With the British in his front, Washington began to feel increasingly pressed by the loyalists and Indians in his rear. The six tribes of the Iroquois federation, whose territory abutted the settlements of the Americans, had played a complicated political game since before Washington’s alliance with the Half King. Now the confederacy was splitting. Four of the tribes, including the powerful Seneca at the western end of Iroquoia and the Mohawks at the eastern end, had sided with the British. Only the Oneida and Tuscarora had allied themselves with the patriot cause.
Beginning in the spring of 1778, raids against frontier villages in Pennsylvania and New York grew increasingly frequent. In June, Colonel John Butler led a force of four hundred loyalists and five hundred Seneca Indians from the British base at Fort Niagara on the western end of Lake Ontario down to the Wyoming Valley. This fertile bottomland lay along the Susquehanna River between two ridges of hills in northeastern Pennsylvania, near the site of present day Wilkes-Barre. The settlers there had built a series of small forts where they could seek refuge.
Butler’s war party surprised and captured several of these forts. Three hundred patriot militiamen gathered to march against Butler. In a hot firefight, the Indians got the best of the settlers and set on them with tomahawks and knives. Blood flowed—all but sixty of the patriots were killed or captured. Those taken prisoner had ample opportunity to envy the dead as the Seneca braves inflicted on them slow and imaginative tortures. Having taken 227 scalps, Butler ran the rest of the civilians out and burned more than a thousand houses, leaving the Wyoming Valley a wasteland.

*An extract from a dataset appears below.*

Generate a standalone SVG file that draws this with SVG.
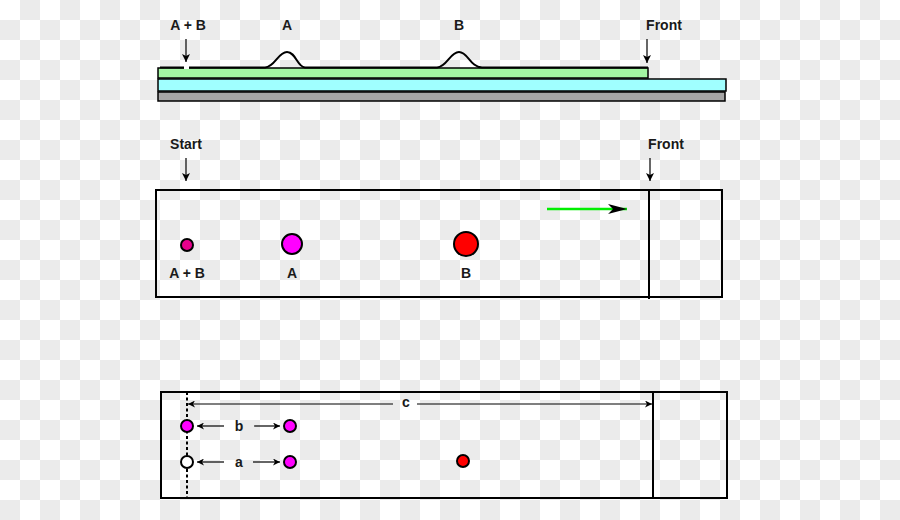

The massacre terrified settlers across the backlands of New York and Pennsylvania. In October 1778, Walter Butler, John’s son, joined with Joseph Brant, a gifted Mohawk leader, to mount an assault on Cherry Valley, just south of the Mohawk River in New York State. The 200 rangers and 500 Indians approached the prosperous settlement, where New York officials had posted 250 Continental Army infantrymen for protection. The patriot colonel ignored warnings. The raiders descended, slaughtered him and his officers, killed thirty civilians, took forty prisoners, and put the town to the torch. Women and children were among the dead. “The bloody scene,” a white trader reported, “is almost past description.”